Task requirements
Starting with the first line of the listing, quote each line exactly until and including the one with "x_axis_max = 2000", leaving pictures out.

*** Record excerpts

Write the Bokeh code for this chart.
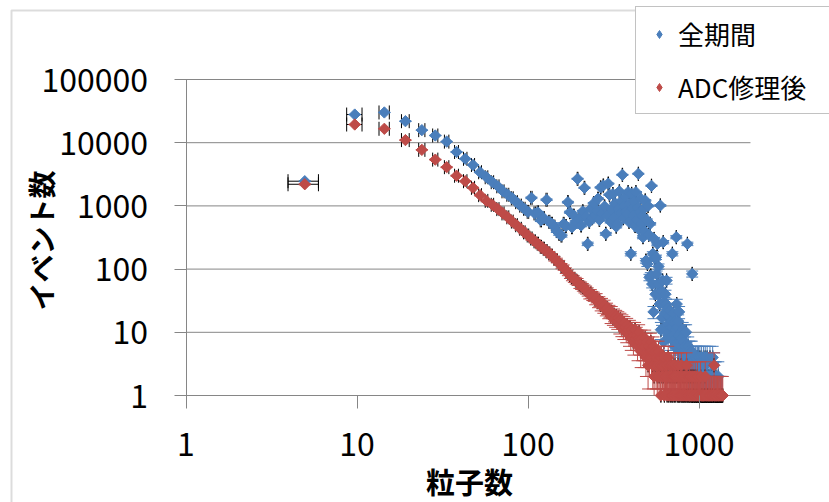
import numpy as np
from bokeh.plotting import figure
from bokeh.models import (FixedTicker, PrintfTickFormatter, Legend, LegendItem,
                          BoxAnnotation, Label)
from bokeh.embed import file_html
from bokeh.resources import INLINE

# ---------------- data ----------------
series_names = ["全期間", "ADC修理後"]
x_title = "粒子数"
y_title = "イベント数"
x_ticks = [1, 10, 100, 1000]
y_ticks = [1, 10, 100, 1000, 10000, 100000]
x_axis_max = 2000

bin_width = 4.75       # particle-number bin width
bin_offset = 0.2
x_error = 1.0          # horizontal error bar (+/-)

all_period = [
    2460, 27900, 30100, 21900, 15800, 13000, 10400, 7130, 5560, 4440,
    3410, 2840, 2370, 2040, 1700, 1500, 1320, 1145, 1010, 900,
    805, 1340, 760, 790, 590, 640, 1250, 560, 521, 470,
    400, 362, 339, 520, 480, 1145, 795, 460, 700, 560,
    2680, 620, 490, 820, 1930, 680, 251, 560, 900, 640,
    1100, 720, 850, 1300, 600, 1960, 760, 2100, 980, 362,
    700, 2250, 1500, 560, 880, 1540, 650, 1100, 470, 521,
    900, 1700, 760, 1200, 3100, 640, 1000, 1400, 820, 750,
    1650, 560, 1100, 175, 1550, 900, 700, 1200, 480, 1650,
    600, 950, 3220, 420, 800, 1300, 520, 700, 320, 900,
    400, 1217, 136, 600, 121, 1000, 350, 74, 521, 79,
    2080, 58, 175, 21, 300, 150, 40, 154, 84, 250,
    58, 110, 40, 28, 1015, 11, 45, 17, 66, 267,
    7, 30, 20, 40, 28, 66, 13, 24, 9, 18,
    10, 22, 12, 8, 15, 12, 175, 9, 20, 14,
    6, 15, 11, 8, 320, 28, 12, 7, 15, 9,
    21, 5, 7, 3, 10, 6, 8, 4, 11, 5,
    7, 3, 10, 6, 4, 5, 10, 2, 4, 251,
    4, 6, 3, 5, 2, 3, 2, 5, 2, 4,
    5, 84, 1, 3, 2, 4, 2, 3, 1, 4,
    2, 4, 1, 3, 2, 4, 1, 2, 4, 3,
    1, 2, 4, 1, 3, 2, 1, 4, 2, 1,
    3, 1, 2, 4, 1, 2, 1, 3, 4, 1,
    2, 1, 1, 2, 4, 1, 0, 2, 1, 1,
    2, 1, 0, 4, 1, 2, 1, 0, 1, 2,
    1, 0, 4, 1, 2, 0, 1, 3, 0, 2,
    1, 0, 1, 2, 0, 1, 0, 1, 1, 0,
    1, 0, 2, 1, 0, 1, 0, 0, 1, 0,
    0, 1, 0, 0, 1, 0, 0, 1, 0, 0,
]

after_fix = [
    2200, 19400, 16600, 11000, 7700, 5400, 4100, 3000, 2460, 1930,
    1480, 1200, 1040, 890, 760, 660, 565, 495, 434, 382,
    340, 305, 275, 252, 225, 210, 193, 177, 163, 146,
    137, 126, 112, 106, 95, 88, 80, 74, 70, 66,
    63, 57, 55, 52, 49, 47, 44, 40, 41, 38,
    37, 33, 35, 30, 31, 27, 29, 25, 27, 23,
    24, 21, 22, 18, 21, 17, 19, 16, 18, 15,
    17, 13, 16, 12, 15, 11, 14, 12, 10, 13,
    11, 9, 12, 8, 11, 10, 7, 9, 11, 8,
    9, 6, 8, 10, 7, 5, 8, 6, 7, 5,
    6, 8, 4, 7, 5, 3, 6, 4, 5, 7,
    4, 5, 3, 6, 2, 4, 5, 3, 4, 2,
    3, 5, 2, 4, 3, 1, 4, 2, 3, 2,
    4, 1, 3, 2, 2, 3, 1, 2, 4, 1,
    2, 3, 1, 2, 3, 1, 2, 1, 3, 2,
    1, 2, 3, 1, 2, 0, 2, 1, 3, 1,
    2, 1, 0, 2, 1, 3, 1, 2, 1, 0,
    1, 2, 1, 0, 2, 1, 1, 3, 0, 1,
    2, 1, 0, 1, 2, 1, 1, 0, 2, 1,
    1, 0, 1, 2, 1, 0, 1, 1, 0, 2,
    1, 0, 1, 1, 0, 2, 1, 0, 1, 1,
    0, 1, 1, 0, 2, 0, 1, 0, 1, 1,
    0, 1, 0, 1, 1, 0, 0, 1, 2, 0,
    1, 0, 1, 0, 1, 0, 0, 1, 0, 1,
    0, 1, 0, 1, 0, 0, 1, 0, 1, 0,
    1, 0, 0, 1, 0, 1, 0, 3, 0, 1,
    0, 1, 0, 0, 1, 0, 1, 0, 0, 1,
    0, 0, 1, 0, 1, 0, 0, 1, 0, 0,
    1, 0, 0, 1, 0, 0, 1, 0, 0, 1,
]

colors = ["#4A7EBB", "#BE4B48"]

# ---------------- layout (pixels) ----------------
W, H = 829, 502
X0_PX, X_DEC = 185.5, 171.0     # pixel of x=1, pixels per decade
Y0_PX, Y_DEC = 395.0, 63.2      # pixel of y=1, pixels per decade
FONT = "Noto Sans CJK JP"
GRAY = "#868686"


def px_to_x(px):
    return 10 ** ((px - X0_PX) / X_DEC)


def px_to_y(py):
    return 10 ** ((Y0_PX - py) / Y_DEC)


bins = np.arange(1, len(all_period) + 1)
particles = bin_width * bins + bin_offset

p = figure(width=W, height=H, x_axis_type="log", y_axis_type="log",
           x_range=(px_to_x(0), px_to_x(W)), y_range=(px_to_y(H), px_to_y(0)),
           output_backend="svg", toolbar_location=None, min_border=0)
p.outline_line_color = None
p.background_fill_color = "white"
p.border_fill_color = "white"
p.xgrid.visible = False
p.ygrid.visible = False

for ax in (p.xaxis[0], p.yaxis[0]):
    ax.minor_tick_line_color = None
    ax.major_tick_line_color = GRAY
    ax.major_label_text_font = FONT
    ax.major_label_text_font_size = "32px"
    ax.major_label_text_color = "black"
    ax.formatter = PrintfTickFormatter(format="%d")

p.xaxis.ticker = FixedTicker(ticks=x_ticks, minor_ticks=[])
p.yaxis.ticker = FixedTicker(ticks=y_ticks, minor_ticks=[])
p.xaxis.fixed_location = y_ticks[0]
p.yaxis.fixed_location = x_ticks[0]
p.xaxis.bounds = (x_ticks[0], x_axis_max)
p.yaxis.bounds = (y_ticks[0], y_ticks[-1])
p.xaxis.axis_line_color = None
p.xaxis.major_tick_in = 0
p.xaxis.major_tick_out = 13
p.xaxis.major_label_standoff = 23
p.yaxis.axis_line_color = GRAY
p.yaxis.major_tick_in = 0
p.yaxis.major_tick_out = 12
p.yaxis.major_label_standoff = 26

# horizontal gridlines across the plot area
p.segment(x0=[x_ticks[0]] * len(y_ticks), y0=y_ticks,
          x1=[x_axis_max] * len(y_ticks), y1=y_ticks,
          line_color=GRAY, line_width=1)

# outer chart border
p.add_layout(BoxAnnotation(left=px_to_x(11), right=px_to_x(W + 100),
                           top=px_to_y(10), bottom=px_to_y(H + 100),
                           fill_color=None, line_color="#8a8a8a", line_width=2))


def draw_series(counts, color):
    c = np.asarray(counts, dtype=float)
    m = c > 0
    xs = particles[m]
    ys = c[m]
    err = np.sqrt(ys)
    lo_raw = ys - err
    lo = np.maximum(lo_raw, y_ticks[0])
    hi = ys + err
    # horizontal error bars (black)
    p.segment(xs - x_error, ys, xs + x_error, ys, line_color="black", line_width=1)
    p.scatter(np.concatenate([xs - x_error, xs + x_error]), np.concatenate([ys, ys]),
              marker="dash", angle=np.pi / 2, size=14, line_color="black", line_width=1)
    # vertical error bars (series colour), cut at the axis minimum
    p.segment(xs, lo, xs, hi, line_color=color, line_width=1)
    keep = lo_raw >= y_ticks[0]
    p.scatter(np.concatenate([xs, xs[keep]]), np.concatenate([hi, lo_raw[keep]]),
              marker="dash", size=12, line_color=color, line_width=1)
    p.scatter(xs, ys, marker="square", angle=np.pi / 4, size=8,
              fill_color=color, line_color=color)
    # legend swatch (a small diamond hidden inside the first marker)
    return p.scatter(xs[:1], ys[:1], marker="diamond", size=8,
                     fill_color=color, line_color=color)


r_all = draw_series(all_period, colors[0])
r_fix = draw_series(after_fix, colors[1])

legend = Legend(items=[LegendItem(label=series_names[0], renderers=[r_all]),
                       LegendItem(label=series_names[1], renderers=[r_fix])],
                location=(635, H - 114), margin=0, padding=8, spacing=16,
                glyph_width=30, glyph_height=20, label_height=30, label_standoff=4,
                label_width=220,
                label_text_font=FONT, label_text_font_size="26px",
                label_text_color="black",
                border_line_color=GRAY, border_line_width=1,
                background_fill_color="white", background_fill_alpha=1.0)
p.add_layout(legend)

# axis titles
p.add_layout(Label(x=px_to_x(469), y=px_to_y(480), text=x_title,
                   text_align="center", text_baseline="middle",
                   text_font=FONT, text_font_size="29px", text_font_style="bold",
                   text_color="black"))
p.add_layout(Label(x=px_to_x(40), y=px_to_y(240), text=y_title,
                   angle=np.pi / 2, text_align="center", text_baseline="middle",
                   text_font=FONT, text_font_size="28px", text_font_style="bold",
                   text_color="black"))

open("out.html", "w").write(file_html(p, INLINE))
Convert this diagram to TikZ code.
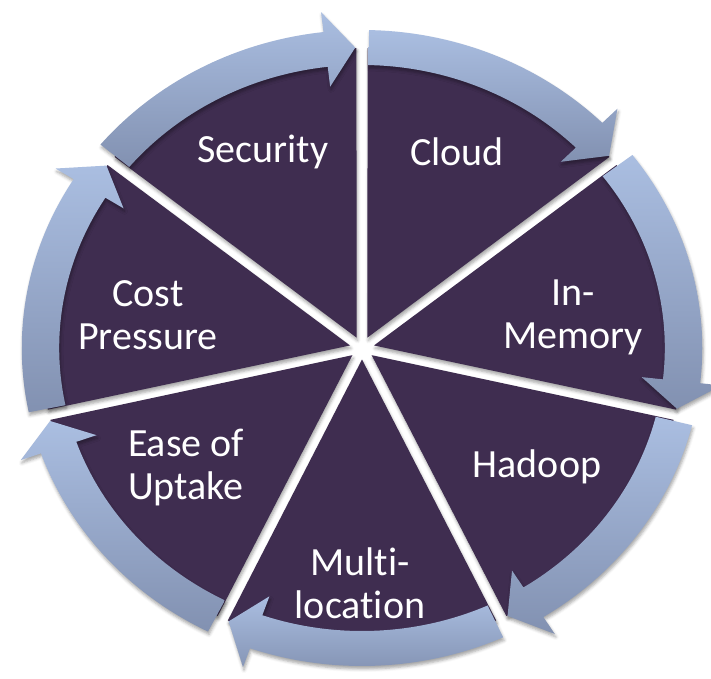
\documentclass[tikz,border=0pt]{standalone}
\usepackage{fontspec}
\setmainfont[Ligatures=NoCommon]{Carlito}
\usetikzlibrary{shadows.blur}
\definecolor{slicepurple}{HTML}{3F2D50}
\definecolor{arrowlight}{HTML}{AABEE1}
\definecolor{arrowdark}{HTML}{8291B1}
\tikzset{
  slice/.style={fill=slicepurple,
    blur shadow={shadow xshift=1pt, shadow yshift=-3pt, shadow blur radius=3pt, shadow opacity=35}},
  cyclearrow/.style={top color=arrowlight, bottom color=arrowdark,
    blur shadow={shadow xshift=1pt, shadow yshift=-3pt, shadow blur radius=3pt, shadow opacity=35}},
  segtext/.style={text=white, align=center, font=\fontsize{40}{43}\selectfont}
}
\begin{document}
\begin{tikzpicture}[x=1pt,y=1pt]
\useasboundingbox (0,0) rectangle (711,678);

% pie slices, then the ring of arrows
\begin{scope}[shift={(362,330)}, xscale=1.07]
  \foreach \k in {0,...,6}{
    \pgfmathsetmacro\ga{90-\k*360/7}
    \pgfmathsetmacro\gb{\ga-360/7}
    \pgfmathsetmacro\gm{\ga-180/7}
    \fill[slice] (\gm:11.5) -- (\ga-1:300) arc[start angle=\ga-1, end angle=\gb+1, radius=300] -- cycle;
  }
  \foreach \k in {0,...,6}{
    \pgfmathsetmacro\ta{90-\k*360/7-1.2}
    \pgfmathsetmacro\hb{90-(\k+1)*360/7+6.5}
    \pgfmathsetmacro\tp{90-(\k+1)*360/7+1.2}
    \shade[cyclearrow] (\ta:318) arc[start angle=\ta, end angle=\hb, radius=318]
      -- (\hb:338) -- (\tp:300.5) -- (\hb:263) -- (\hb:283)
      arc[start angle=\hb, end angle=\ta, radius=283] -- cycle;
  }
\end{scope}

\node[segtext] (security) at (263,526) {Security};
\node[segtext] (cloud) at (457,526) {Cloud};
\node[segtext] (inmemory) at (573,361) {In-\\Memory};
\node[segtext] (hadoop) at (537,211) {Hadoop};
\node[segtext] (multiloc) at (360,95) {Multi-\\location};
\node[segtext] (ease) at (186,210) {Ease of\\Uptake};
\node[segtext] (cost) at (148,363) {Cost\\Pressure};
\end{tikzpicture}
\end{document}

******

The output
Write the Bokeh code for this chart.
import numpy as np
from bokeh.plotting import figure
from bokeh.models import (FixedTicker, PrintfTickFormatter, Legend, LegendItem,
                          BoxAnnotation, Label)
from bokeh.embed import file_html
from bokeh.resources import INLINE

# ---------------- data ----------------
series_names = ["全期間", "ADC修理後"]
x_title = "粒子数"
y_title = "イベント数"
x_ticks = [1, 10, 100, 1000]
y_ticks = [1, 10, 100, 1000, 10000, 100000]
x_axis_max = 2000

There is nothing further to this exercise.